| Brief |
Restate all the material verbatim, except for the pictures.

| Collected data |
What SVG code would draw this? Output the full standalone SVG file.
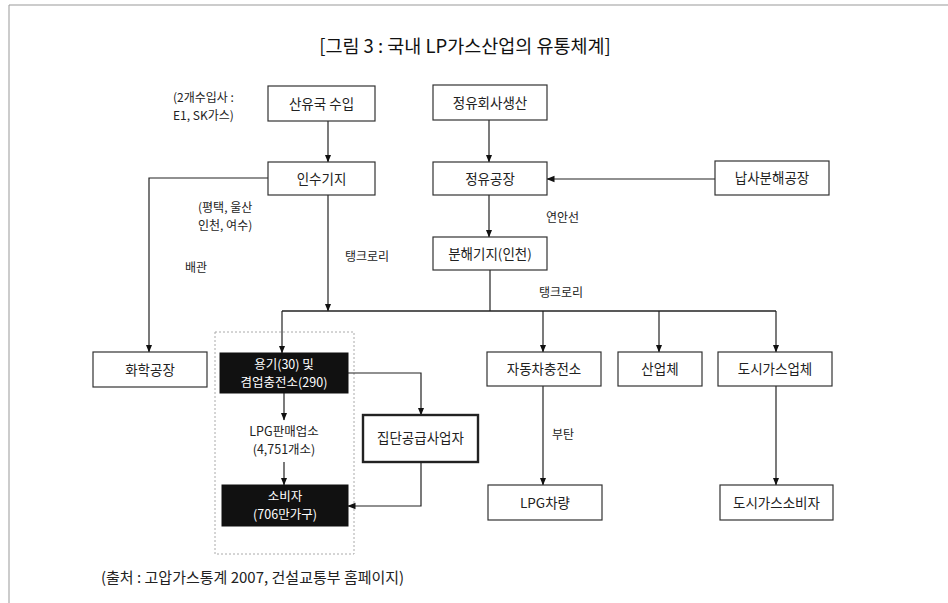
<svg xmlns="http://www.w3.org/2000/svg" width="948" height="603" viewBox="0 0 948 603">
<style>
text{font-family:"Noto Sans CJK KR","Noto Sans",sans-serif;fill:#222}
.n{font-size:13.5px;text-anchor:middle}
.n2{font-size:12.5px;text-anchor:middle}
.w{fill:#fff}
.l{font-size:12px}
.box{fill:#fff;stroke:#333;stroke-width:1.2}
.blk{fill:#111;stroke:#111;stroke-width:1}
.thick{fill:#fff;stroke:#222;stroke-width:2.4}
.c{fill:none;stroke:#222;stroke-width:1.2}
</style>
<defs>
<marker id="ah" markerUnits="userSpaceOnUse" markerWidth="8" markerHeight="8" viewBox="0 0 8 8" refX="7.5" refY="4" orient="auto">
<path d="M0,0.8 L8,4 L0,7.2 Z" fill="#111"/>
</marker>
</defs>
<rect width="948" height="603" fill="#fff"/>
<path d="M9,5 H948 M9,5 V603" fill="none" stroke="#999" stroke-width="1"/>
<text x="465" y="53" style="font-size:18.5px;text-anchor:middle;fill:#111">[그림 3 : 국내 LP가스산업의 유통체계]</text>

<rect x="215" y="332" width="139" height="222" fill="none" stroke="#aaa" stroke-width="1" stroke-dasharray="2,2"/>

<g id="connectors">
<path class="c" d="M328,121 V162" marker-end="url(#ah)"/>
<path class="c" d="M268,178 H149 V352" marker-end="url(#ah)"/>
<path class="c" d="M328,195 V311" marker-end="url(#ah)"/>
<path class="c" d="M489,120 V162" marker-end="url(#ah)"/>
<path class="c" d="M715,179 H547" marker-end="url(#ah)"/>
<path class="c" d="M489,195 V237" marker-end="url(#ah)"/>
<path class="c" d="M490,270 V311"/>
<path class="c" d="M282,311 H776" style="stroke-width:1.6"/>
<path class="c" d="M282,311 V353" marker-end="url(#ah)"/>
<path class="c" d="M543,311 V352" marker-end="url(#ah)"/>
<path class="c" d="M659,311 V352" marker-end="url(#ah)"/>
<path class="c" d="M776,311 V352" marker-end="url(#ah)"/>
<path class="c" d="M543,386 V485" marker-end="url(#ah)"/>
<path class="c" d="M776,386 V485" marker-end="url(#ah)"/>
<path class="c" d="M284,393 V420" marker-end="url(#ah)"/>
<path class="c" d="M284,462 V485" marker-end="url(#ah)"/>
<path class="c" d="M348,373 H421 V415" marker-end="url(#ah)"/>
<path class="c" d="M421,462 V506 H348" marker-end="url(#ah)"/>
</g>

<g id="labels">
<text class="l" x="173" y="102">(2개수입사 :<tspan x="173" dy="17.5">E1, SK가스)</tspan></text>
<text class="l" x="198" y="212">(평택, 울산<tspan x="198" dy="18">인천, 여수)</tspan></text>
<text class="l" x="185" y="272">배관</text>
<text class="l" x="345" y="261">탱크로리</text>
<text class="l" x="546" y="222">연안선</text>
<text class="l" x="539" y="297">탱크로리</text>
<text class="l" x="552" y="439">부탄</text>
</g>

<g id="n-sanyuguk"><rect class="box" x="268" y="86" width="107" height="35"/><text class="n" x="321.5" y="108.5">산유국 수입</text></g>
<g id="n-insugiji"><rect class="box" x="268" y="162" width="107" height="33"/><text class="n" x="321.5" y="183.5">인수기지</text></g>
<g id="n-jeongyuhoesa"><rect class="box" x="433" y="85" width="114" height="35"/><text class="n" x="490" y="107.5">정유회사생산</text></g>
<g id="n-jeongyugongjang"><rect class="box" x="433" y="162" width="114" height="33"/><text class="n" x="490" y="183.5">정유공장</text></g>
<g id="n-napsa"><rect class="box" x="715" y="161" width="114" height="34"/><text class="n" x="772" y="183">납사분해공장</text></g>
<g id="n-bunhaegiji"><rect class="box" x="433" y="237" width="114" height="33"/><text class="n" x="490" y="258.5">분해기지(인천)</text></g>
<g id="n-hwahak"><rect class="box" x="93" y="352" width="114" height="35"/><text class="n" x="150" y="374.5">화학공장</text></g>
<g id="n-yonggi"><rect class="blk" x="220" y="353" width="128" height="40"/><text class="n2 w" x="284" y="369">용기(30) 및<tspan x="284" dy="18.3">겸업충전소(290)</tspan></text></g>
<g id="n-lpgpanmae"><text class="n2" x="284" y="436">LPG판매업소<tspan x="284" dy="18.3">(4,751개소)</tspan></text></g>
<g id="n-jipdan"><rect class="thick" x="363" y="415" width="115" height="47"/><text class="n" x="420.5" y="443">집단공급사업자</text></g>
<g id="n-sobija"><rect class="blk" x="222" y="485" width="126" height="41"/><text class="n2 w" x="285" y="501">소비자<tspan x="285" dy="18.3">(706만가구)</tspan></text></g>
<g id="n-jadongcha"><rect class="box" x="487" y="352" width="114" height="34"/><text class="n" x="544" y="374">자동차충전소</text></g>
<g id="n-saneopche"><rect class="box" x="618" y="352" width="84" height="34"/><text class="n" x="660" y="374">산업체</text></g>
<g id="n-dosigas"><rect class="box" x="718" y="352" width="114" height="34"/><text class="n" x="775" y="374">도시가스업체</text></g>
<g id="n-lpgcharyang"><rect class="box" x="488" y="485" width="114" height="35"/><text class="n" x="545" y="507.5">LPG차량</text></g>
<g id="n-dosigassobija"><rect class="box" x="720" y="485" width="113" height="35"/><text class="n" x="776.5" y="507.5">도시가스소비자</text></g>

<text x="101" y="583" style="font-size:15px">(출처 : 고압가스통계 2007, 건설교통부 홈페이지)</text>
</svg>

| Exercise response |
What SVG code would draw this? Output the full standalone SVG file.
<svg xmlns="http://www.w3.org/2000/svg" width="948" height="603" viewBox="0 0 948 603">
<style>
text{font-family:"Noto Sans CJK KR","Noto Sans",sans-serif;fill:#222}
.n{font-size:13.5px;text-anchor:middle}
.n2{font-size:12.5px;text-anchor:middle}
.w{fill:#fff}
.l{font-size:12px}
.box{fill:#fff;stroke:#333;stroke-width:1.2}
.blk{fill:#111;stroke:#111;stroke-width:1}
.thick{fill:#fff;stroke:#222;stroke-width:2.4}
.c{fill:none;stroke:#222;stroke-width:1.2}
</style>
<defs>
<marker id="ah" markerUnits="userSpaceOnUse" markerWidth="8" markerHeight="8" viewBox="0 0 8 8" refX="7.5" refY="4" orient="auto">
<path d="M0,0.8 L8,4 L0,7.2 Z" fill="#111"/>
</marker>
</defs>
<rect width="948" height="603" fill="#fff"/>
<path d="M9,5 H948 M9,5 V603" fill="none" stroke="#999" stroke-width="1"/>
<text x="465" y="53" style="font-size:18.5px;text-anchor:middle;fill:#111">[그림 3 : 국내 LP가스산업의 유통체계]</text>

<rect x="215" y="332" width="139" height="222" fill="none" stroke="#aaa" stroke-width="1" stroke-dasharray="2,2"/>

<g id="connectors">
<path class="c" d="M328,121 V162" marker-end="url(#ah)"/>
<path class="c" d="M268,178 H149 V352" marker-end="url(#ah)"/>
<path class="c" d="M328,195 V311" marker-end="url(#ah)"/>
<path class="c" d="M489,120 V162" marker-end="url(#ah)"/>
<path class="c" d="M715,179 H547" marker-end="url(#ah)"/>
<path class="c" d="M489,195 V237" marker-end="url(#ah)"/>
<path class="c" d="M490,270 V311"/>
<path class="c" d="M282,311 H776" style="stroke-width:1.6"/>
<path class="c" d="M282,311 V353" marker-end="url(#ah)"/>
<path class="c" d="M543,311 V352" marker-end="url(#ah)"/>
<path class="c" d="M659,311 V352" marker-end="url(#ah)"/>
<path class="c" d="M776,311 V352" marker-end="url(#ah)"/>
<path class="c" d="M543,386 V485" marker-end="url(#ah)"/>
<path class="c" d="M776,386 V485" marker-end="url(#ah)"/>
<path class="c" d="M284,393 V420" marker-end="url(#ah)"/>
<path class="c" d="M284,462 V485" marker-end="url(#ah)"/>
<path class="c" d="M348,373 H421 V415" marker-end="url(#ah)"/>
<path class="c" d="M421,462 V506 H348" marker-end="url(#ah)"/>
</g>

<g id="labels">
<text class="l" x="173" y="102">(2개수입사 :<tspan x="173" dy="17.5">E1, SK가스)</tspan></text>
<text class="l" x="198" y="212">(평택, 울산<tspan x="198" dy="18">인천, 여수)</tspan></text>
<text class="l" x="185" y="272">배관</text>
<text class="l" x="345" y="261">탱크로리</text>
<text class="l" x="546" y="222">연안선</text>
<text class="l" x="539" y="297">탱크로리</text>
<text class="l" x="552" y="439">부탄</text>
</g>

<g id="n-sanyuguk"><rect class="box" x="268" y="86" width="107" height="35"/><text class="n" x="321.5" y="108.5">산유국 수입</text></g>
<g id="n-insugiji"><rect class="box" x="268" y="162" width="107" height="33"/><text class="n" x="321.5" y="183.5">인수기지</text></g>
<g id="n-jeongyuhoesa"><rect class="box" x="433" y="85" width="114" height="35"/><text class="n" x="490" y="107.5">정유회사생산</text></g>
<g id="n-jeongyugongjang"><rect class="box" x="433" y="162" width="114" height="33"/><text class="n" x="490" y="183.5">정유공장</text></g>
<g id="n-napsa"><rect class="box" x="715" y="161" width="114" height="34"/><text class="n" x="772" y="183">납사분해공장</text></g>
<g id="n-bunhaegiji"><rect class="box" x="433" y="237" width="114" height="33"/><text class="n" x="490" y="258.5">분해기지(인천)</text></g>
<g id="n-hwahak"><rect class="box" x="93" y="352" width="114" height="35"/><text class="n" x="150" y="374.5">화학공장</text></g>
<g id="n-yonggi"><rect class="blk" x="220" y="353" width="128" height="40"/><text class="n2 w" x="284" y="369">용기(30) 및<tspan x="284" dy="18.3">겸업충전소(290)</tspan></text></g>
<g id="n-lpgpanmae"><text class="n2" x="284" y="436">LPG판매업소<tspan x="284" dy="18.3">(4,751개소)</tspan></text></g>
<g id="n-jipdan"><rect class="thick" x="363" y="415" width="115" height="47"/><text class="n" x="420.5" y="443">집단공급사업자</text></g>
<g id="n-sobija"><rect class="blk" x="222" y="485" width="126" height="41"/><text class="n2 w" x="285" y="501">소비자<tspan x="285" dy="18.3">(706만가구)</tspan></text></g>
<g id="n-jadongcha"><rect class="box" x="487" y="352" width="114" height="34"/><text class="n" x="544" y="374">자동차충전소</text></g>
<g id="n-saneopche"><rect class="box" x="618" y="352" width="84" height="34"/><text class="n" x="660" y="374">산업체</text></g>
<g id="n-dosigas"><rect class="box" x="718" y="352" width="114" height="34"/><text class="n" x="775" y="374">도시가스업체</text></g>
<g id="n-lpgcharyang"><rect class="box" x="488" y="485" width="114" height="35"/><text class="n" x="545" y="507.5">LPG차량</text></g>
<g id="n-dosigassobija"><rect class="box" x="720" y="485" width="113" height="35"/><text class="n" x="776.5" y="507.5">도시가스소비자</text></g>

<text x="101" y="583" style="font-size:15px">(출처 : 고압가스통계 2007, 건설교통부 홈페이지)</text>
</svg>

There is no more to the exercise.